Aqui na minha comunidade temos dois candidatos à vereança, Chinelinho e Índio da Verdura, mas candidatos alienígenas costumam invadir a nossa praia na tentativa de angariar votos. Domingo passado ocorreu uma dessas invasões.
Vem um candidato a Prefeito na frente e uma multidão de candidatos a vereador atrás, alardeados por um foguetório irritante, a incomodar os comunitários. Desconhecem que os nossos domingos são dedicados ao sossego depois de uma semana toda de barulho atroz, proveniente dos vendedores de gás e vendedores de panelas, redes, salgados e afins, além do caminhão de lixo, galo cantando, cachorro latindo, gato miando, uma zoeira danada.
Parte da população local gosta de deitar-se na praia e ali tirar uma soneca reparadora. Outra parte gosta de ficar em casa, assando coração e asa de galinha na churrasqueira de tijolos e beber uma cerveja geladinha. Este é o nosso domingo. E vem essa turma a tumultuar o sossego público.
Os mais curiosos vão até o calçadão da praia para ver o que está acontecendo. O candidato a Prefeito vem na frente cumprimentando a gente e nós, por educação, estendemos a mão. Depois que o candidato se afasta, Seu Broa pergunta: “Quem é este cara?”. Seu Broa, de idade ignorada, talvez uns setenta, é empresário na área de reciclagem, é ele o catador de latinhas aqui na comunidade. Nós sempre deixamos as latinhas em sacos separados dos demais, para facilitar o seu trabalho e para evitar que ele fique remexendo a intimidade dos nossos lixos. “Ele é candidato a Prefeito”, responde Capitão, cabo reformado da PM, que tem o costume de matar pombos com a sua espingarda de ar comprimido. Capitão detesta pombos, diz que traz doença. Seu Broa faz um muxoxo: “Meu candidato é o Chinelinho”. E o assunto passou a girar em torno da política.

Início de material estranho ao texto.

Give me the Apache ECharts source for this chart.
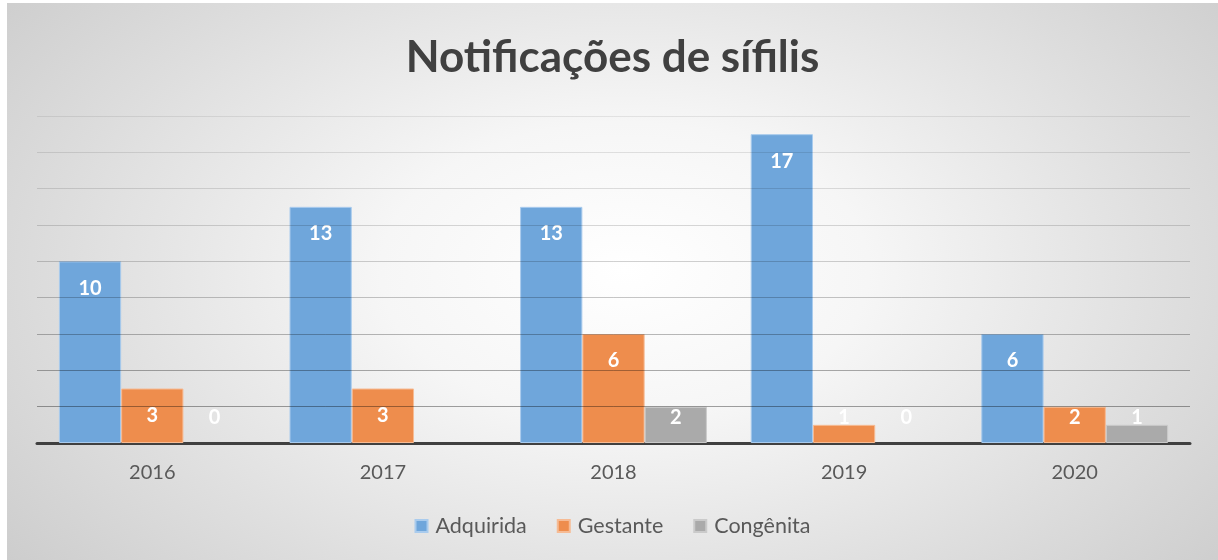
<!DOCTYPE html>
<html>
<head>
<meta charset="utf-8">
<script src="https://cdn.jsdelivr.net/npm/echarts@6/dist/echarts.min.js"></script>
<style>
    html, body {
        margin: 0;
        padding: 0;
        background: #ffffff;
    }
    .chart-con {
        position: absolute;
        left: 7px;
        top: 3px;
        width: 1211px;
        height: 557px;
        background: radial-gradient(ellipse 72% 95% at 51% 48%, #ffffff 0%, #f6f6f6 28%, #dfdfdf 62%, #c6c6c6 100%);
    }
</style>
</head>
<body>
<div id="chart" class="chart-con"></div>
<script>
const years = ['2016', '2017', '2018', '2019', '2020']
const adquirida = [10, 13, 13, 17, 6]
const gestante = [3, 3, 6, 1, 2]
const congenita = [0, null, 2, 0, 1]

// small bars: the label sits just above the base line, like the source
const toItems = (arr) => {
    return arr.map((v) => {
        if (v === null) return '-'
        if (v < 3) {
            return {
                value: v,
                itemStyle: v === 0 ? { borderWidth: 0 } : {},
                label: {
                    position: ['50%', '100%'],
                    offset: [0, -25],
                    align: 'center',
                    verticalAlign: 'middle'
                }
            }
        }
        return v
    })
}

const labelStyle = {
    show: true,
    position: 'insideTop',
    distance: 17,
    color: '#ffffff',
    fontFamily: 'Lato',
    fontWeight: 'bold',
    fontSize: 20
}

const myChart = echarts.init(document.getElementById('chart'))
const option = {
    backgroundColor: 'transparent',
    title: {
        text: 'Notificações de sífilis',
        left: 'center',
        top: 28,
        textStyle: {
            fontFamily: 'Lato',
            fontWeight: 'bold',
            fontSize: 44,
            color: '#404040'
        }
    },
    legend: {
        bottom: 18,
        left: 'center',
        itemWidth: 12,
        itemHeight: 12,
        itemGap: 30,
        icon: 'rect',
        textStyle: {
            fontFamily: 'Lato',
            fontSize: 21.5,
            color: '#595959',
            padding: [0, 0, 0, 3]
        },
        data: ['Adquirida', 'Gestante', 'Congênita']
    },
    grid: {
        left: 30,
        right: 28,
        top: 113,
        bottom: 117,
        containLabel: false
    },
    xAxis: {
        type: 'category',
        data: years,
        axisLine: {
            lineStyle: {
                color: '#404040',
                width: 3
            }
        },
        axisTick: { show: false },
        axisLabel: {
            margin: 20,
            fontFamily: 'Lato',
            fontSize: 20,
            color: '#595959'
        }
    },
    yAxis: {
        type: 'value',
        min: 0,
        max: 18,
        interval: 2,
        z: 3,
        axisLabel: { show: false },
        axisLine: { show: false },
        axisTick: { show: false },
        splitLine: {
            show: true,
            lineStyle: {
                width: 1,
                color: [
                    'rgba(0,0,0,0)',
                    'rgba(0,0,0,0.36)',
                    'rgba(0,0,0,0.32)',
                    'rgba(0,0,0,0.27)',
                    'rgba(0,0,0,0.22)',
                    'rgba(0,0,0,0.18)',
                    'rgba(0,0,0,0.15)',
                    'rgba(0,0,0,0.12)',
                    'rgba(0,0,0,0.10)',
                    'rgba(0,0,0,0.08)'
                ]
            }
        }
    },
    series: [
        {
            name: 'Adquirida',
            type: 'bar',
            barGap: 0,
            barCategoryGap: '19%',
            data: toItems(adquirida),
            itemStyle: {
                color: '#6fa6db',
                borderColor: '#a9cbed',
                borderWidth: 1
            },
            label: labelStyle
        },
        {
            name: 'Gestante',
            type: 'bar',
            barGap: 0,
            barCategoryGap: '19%',
            data: toItems(gestante),
            itemStyle: {
                color: '#ee8d4d',
                borderColor: '#f6bb94',
                borderWidth: 1
            },
            label: labelStyle
        },
        {
            name: 'Congênita',
            type: 'bar',
            barGap: 0,
            barCategoryGap: '19%',
            data: toItems(congenita),
            itemStyle: {
                color: '#aaaaaa',
                borderColor: '#cacaca',
                borderWidth: 1
            },
            label: labelStyle
        }
    ]
}
myChart.setOption(option)
</script>
</body>
</html>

O Seu Broa me faz uma pergunta: “O senhor, que é doutor, acha justo eu não pagar o pitiú?”. Entendi que ele se referia ao IPTU. “Por que o senhor não paga?”, perguntei. “A Prefeitura não me manda a conta”, respondeu. Capitão entra na conversa: “O senhor não paga porque é velho, velho não paga pitiú”. Seu Broa reagiu: “Ah é? O doutor aqui, que é tão velho quanto eu, paga pitiú?”. “Eu pago”, respondi. “Tá vendo? É perseguição política que a Prefeitura faz comigo”, disse irritado Seu Broa. Dona Zica, que frita peixe num quiosque, participa da conversa: “Eu pago pitiú todo ano, em prestação, pago lá na loteria, tudo certinho”. “Por que o senhor acha que é perseguição política?”, pergunta Capitão ao Seu Broa. “Porque eu não deixo as latinhas pro lixeiro vender, tá entendendo? Eu pego tudo e a Prefeitura fica na mão, olha o prejuízo que eu dou a ela”. “Mas não é bom para o senhor não pagar o IPTU? É menos uma despesa!”, digo eu. “Ah é? E como vou provar que a casa é minha se não pago o pitiú?”. Dona Zica interfere: “Se alguém falar que a minha casa não é minha eu esfrego o papel do pitiú na cara de quem falou, eu guardo tudo”. “A senhora está certa”, disse Seu Broa. E continuou: “Já falei com o Chinelinho e ele prometeu botar o meu nome lá, para pagar pitiú, só quero ver”.
Chinelinho já começa a fazer suas promessas de campanha.